01 - Notre langue est-elle libre ?

Notre langue est-elle libre ?
Nous pouvons grincer des dents autant qu'il nous sied, nous n'empêcherons pas la langue française d'évoluer. Ce ne sont pas contre ces évolutions en elles-mêmes que le tout un chacun s'élève. Qui ne s'est jamais indigné contre l'emploi malencontreux d'une expression, la libre interprétation d'une grammaire aux règles pourtant bien établies, le détournement absurde d'une maxime, me jette la première pierre. Pour autant, faut-il envisager une nouvelle réforme de l'orthographe ? Une telle réforme serait-elle applicable ? La réforme refléterait-elle avec à propos les nouvelles habitudes d'une écriture en pleine mutation, et permettrait-elle seulement de répondre à l'évolution du langage ?
Chaque projet de réforme de l'orthographe déchaîne régulièrement les passions. Pour les aficionados de la langue et les plus de 65 ans, c'est : "pas touche à ma langue !" Ma langue : le possessif pour dire que l'on s'approprie le Français, que l'on assimile pour le restituer avec toutes ses nuances. Pourquoi alors refuser qu'une matière aussi noble que notre cher Français, aussi vivante, aussi réactive dans la transposition, quasi automatique, qu'elle donne des nouvelles idées, nouveaux courants, nouvelles modes, évolue et intègre de nouvelles formes ? Ce que le lieu commun semble refuse ren même temps qu'il les adopte largement, ce sont les nouveaux "vulgarismes"(1) du langage. Autrement dit, la facilité d'expression au mépris de toute considération sémantique, la perte des nuances propres à la langue, et qui donnent lieu à une multitude d'adjectifs dont la précision nous est chère autant qu'elle restreint leur emploi à des cas qui se rencontrent de moins en moins, de noms qui n'ont plus lieu d'être dès lors que la fonction qu'ils décrivent ne trouve plus de justification sociale, et que pourtant nous ne finissons d'abandonner que tardivement, après force discussions toutes d'un très bon français.
Ce caractère réfractaire à la réforme de la langue se retrouverait, selon un sondage Ifop(2), chez plus de la moitié des Français (56%), et serait plus marqué chez les plus de 65 ans (61% contre 38% de favorables).

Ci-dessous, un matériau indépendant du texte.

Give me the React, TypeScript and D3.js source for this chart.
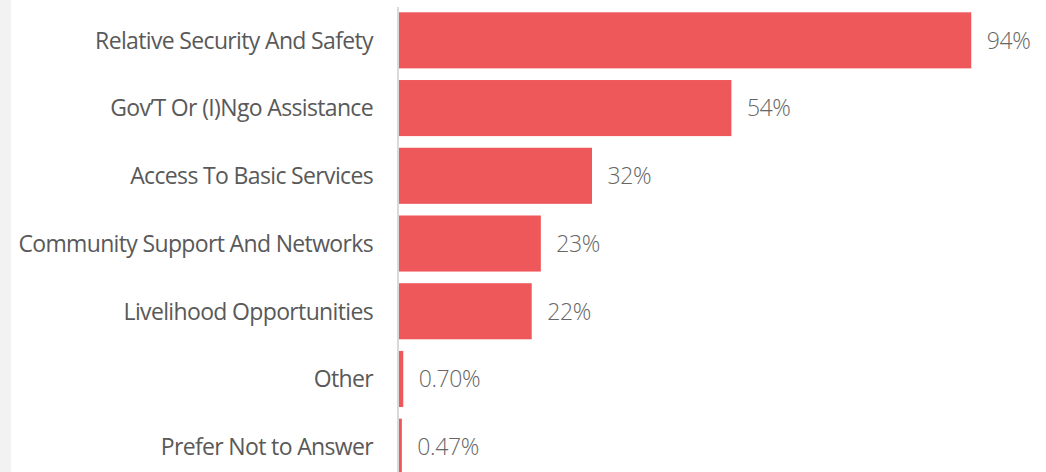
import React from "react";
import * as d3 from "d3";

const categories = [
  "Relative Security And Safety",
  "Gov’T Or (I)Ngo Assistance",
  "Access To Basic Services",
  "Community Support And Networks",
  "Livelihood Opportunities",
  "Other",
  "Prefer Not to Answer",
];
const values = [94.0, 54.6, 31.7, 23.3, 21.8, 0.7, 0.47];
const valueLabels = ["94%", "54%", "32%", "23%", "22%", "0.70%", "0.47%"];

const W = 1046;
const H = 472;

export default function App() {
  const x0 = 399;
  const x = d3.scaleLinear().domain([0, 100]).range([x0, x0 + 608.8]);
  const step = 67.73;
  const pi = 0.172;
  const po = 0.09;
  const r0 = 6.2;
  const y = d3
    .scaleBand<string>()
    .domain(categories)
    .range([r0, r0 + step * (categories.length - pi + 2 * po)])
    .paddingInner(pi)
    .paddingOuter(po);

  const font = "'Open Sans', 'Noto Sans', sans-serif";
  return (
    <svg
      width={W}
      height={H}
      style={{ position: "absolute", left: 0, top: 0, background: "#fff" }}
    >
      <rect x={0} y={0} width={11} height={H} fill="#f2f2f2" />
      {categories.map((c, i) => {
        const yy = y(c)!;
        const bw = y.bandwidth();
        const cy = yy + bw / 2;
        return (
          <g key={c}>
            <rect
              x={x(0)}
              y={yy}
              width={Math.max(0, x(values[i]) - x(0))}
              height={bw}
              fill="#EF585A"
            />
            <text
              x={373}
              y={cy}
              dy="0.36em"
              textAnchor="end"
              fontFamily={font}
              fontSize={23}
              letterSpacing={-0.65}
              fill="#595959"
            >
              {c}
            </text>
            <text
              x={x(values[i]) + 15.5}
              y={cy}
              dy="0.36em"
              fontFamily={font}
              fontSize={23}
              fontWeight={300}
              letterSpacing={-0.4}
              fill="#666666"
            >
              {valueLabels[i]}
            </text>
          </g>
        );
      })}
      <line x1={398} x2={398} y1={7} y2={H} stroke="#d9d9d9" strokeWidth={2} />
    </svg>
  );
}
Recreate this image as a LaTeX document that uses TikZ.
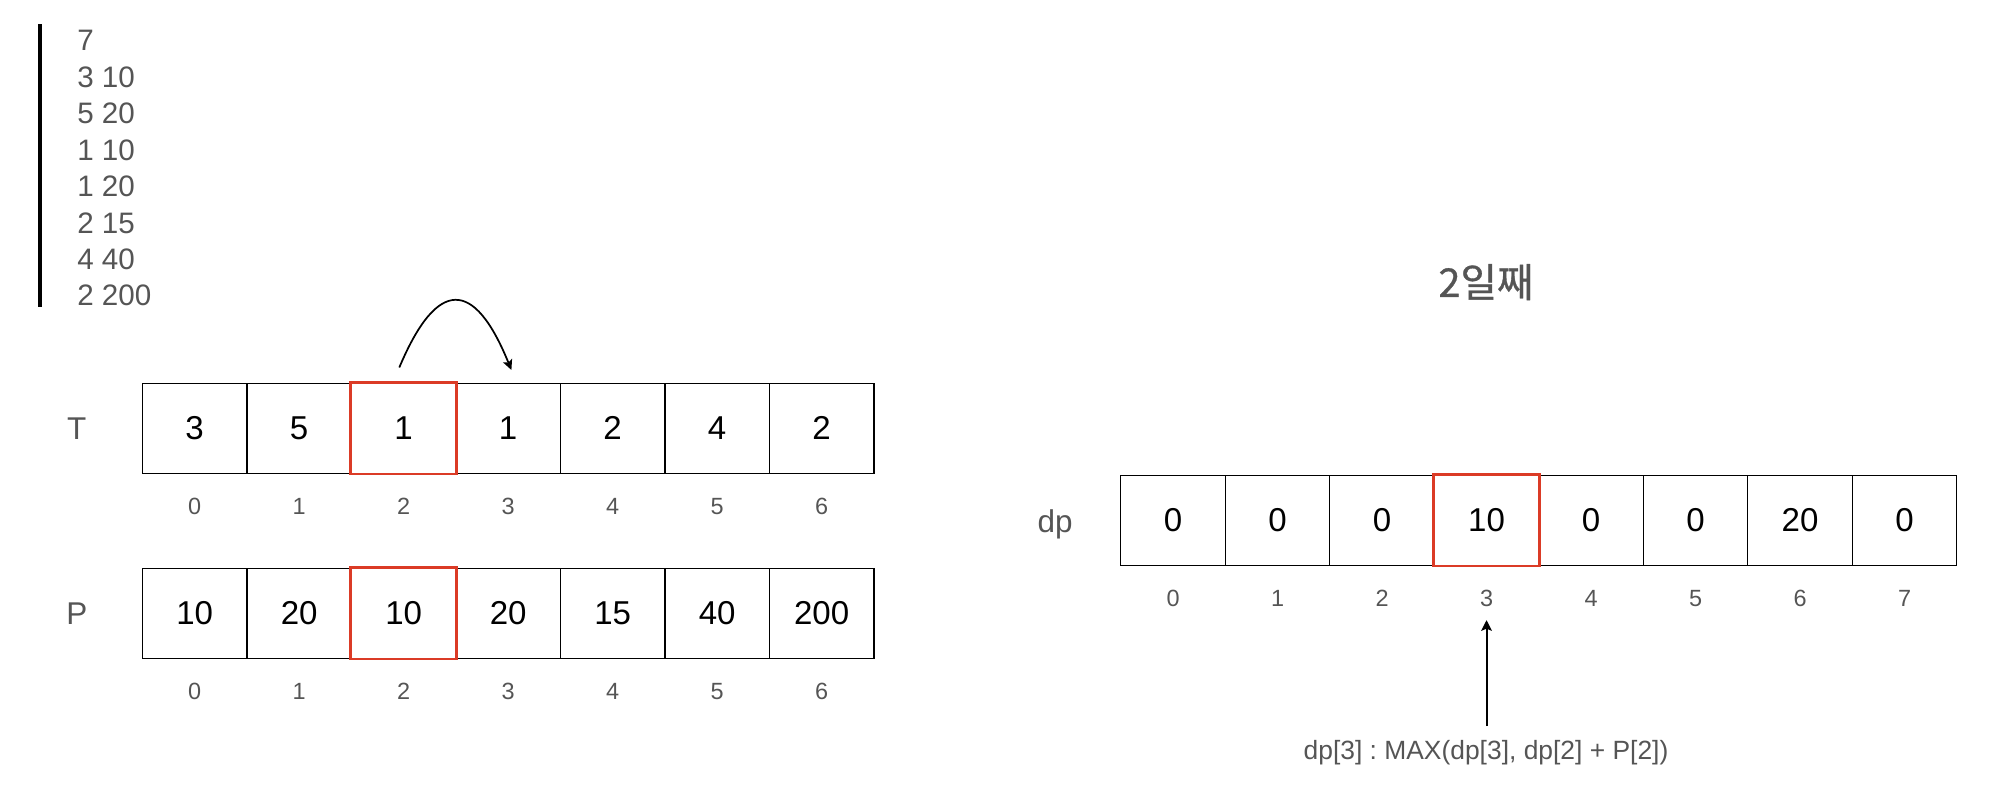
\documentclass[tikz,border=0pt]{standalone}
\usepackage{fontspec}
\setmainfont{Liberation Sans}
\newfontfamily\krfont[FakeBold=0.8]{Noto Sans CJK KR}
\usetikzlibrary{arrows.meta}
\definecolor{txtgray}{RGB}{85,85,85}
\definecolor{hlred}{RGB}{219,59,38}
\newcommand{\fsz}[1]{\fontsize{#1}{#1}\selectfont}
\frenchspacing
\begin{document}
\begin{tikzpicture}[x=0.375pt,y=-0.375pt,
  cell/.style={draw=black,line width=0.5pt,minimum width=39.1875pt,minimum height=33.75pt,inner sep=0pt,text depth=0pt,font=\fsz{12.4pt}},
  idx/.style={inner sep=0pt,text depth=0pt,text=txtgray,font=\fsz{8.8pt}},
  lbl/.style={inner sep=0pt,text depth=0pt,text=txtgray,font=\fsz{11.8pt}},
  inp/.style={inner sep=0pt,text depth=0pt,anchor=west,text=txtgray,font=\fsz{11.1pt}},
  hl/.style={draw=hlred,line width=1pt},
  arr/.style={line width=0.75pt,-{Stealth[length=4pt,width=4pt,inset=0.8pt]}},
  arcarr/.style={line width=0.65pt,-{Stealth[length=3.8pt,width=3.6pt,inset=0.8pt]}}]
\useasboundingbox (0,0) rectangle (2008,804);
% input block
\fill[black] (37.5,23.8) rectangle (41.8,307.3);
\foreach \t [count=\i from 0] in {7,3 10,5 20,1 10,1 20,2 15,4 40,2 200}
  \node[inp] (in\i) at (76.8,40.8+36.4*\i) {\t};
% T row
\node[lbl] (Tl) at (76.8,428.3) {T};
\foreach \v [count=\i from 0] in {3,5,1,1,2,4,2}
  \node[cell] (t\i) at (194.65+104.5*\i,428.3) {\v};
\foreach \i in {0,...,6}
  \node[idx] (ti\i) at (194.65+104.5*\i,506.5) {\i};
\draw[hl] (t2.north west) rectangle (t2.south east);
% P row
\node[lbl] (Pl) at (76.8,613.3) {P};
\foreach \v [count=\i from 0] in {10,20,10,20,15,40,200}
  \node[cell] (p\i) at (194.65+104.5*\i,613.3) {\v};
\foreach \i in {0,...,6}
  \node[idx] (pi\i) at (194.65+104.5*\i,691.8) {\i};
\draw[hl] (p2.north west) rectangle (p2.south east);
% arc
\coordinate (arcS) at (399.3,367.5);
\coordinate (arcE) at (511.4,370);
\draw[arcarr] (arcS) .. controls (437,278) and (474,278) .. (arcE);
% right side
\node[inner sep=0pt,text=txtgray,font=\krfont\fsz{14.9pt},anchor=base] (title) at (1486,297) {2일째};
\node[lbl,anchor=base] (dpl) at (1055,533) {dp};
\foreach \v [count=\i from 0] in {0,0,0,10,0,0,20,0}
  \node[cell] (d\i) at (1173.05+104.5*\i,520.3) {\v};
\foreach \i in {0,...,7}
  \node[idx] (di\i) at (1173.05+104.5*\i,598.6) {\i};
\draw[hl] (d3.north west) rectangle (d3.south east);
\node[inner sep=0pt,text=txtgray,font=\fsz{9.9pt},anchor=base] (formula) at (1486,760) {dp[3] : MAX(dp[3], dp[2] + P[2])};
\draw[arr,shorten <=5.3pt,shorten >=4.8pt] (formula.north -| di3.south) -- (di3.south);
\end{tikzpicture}
\end{document}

Les moins de 35 ans seraient encore 51% à être défavorables à une telle réforme. L'adoption de certains anglicismes, la généralisation de l'Anglais dans les relations professionnelles et les échanges, placent la langue Anglais en ligne de mire : plébiscité par la jeunesse, l'adoption grandissante de tout vocabulaire construit à partir de l'anglais fait réagir leurs aînés plus vertement. A juste raison ? Lorsque l'on sait que la langue anglaise, à l'instar du français, les Anglophones du Royaume-Unis et des Etats-Unis déplorent, eux aussi, une certaine déliquescence de cet anglais de Sheakespeare cher à leur coeur, l'on est tout naturellement amené à se poser la question.
(1)Ici le terme "vulgaire" n'est pas entendu comme "grossier" ou "injurieux", mais pris, évidemment, comme "communément répandu", provenant d'un usage large et peu nuancé.
(2)Sondage réalisé en septembre 2009 auprès d'un échantillon de 1004 personnes de 15 ans et plus.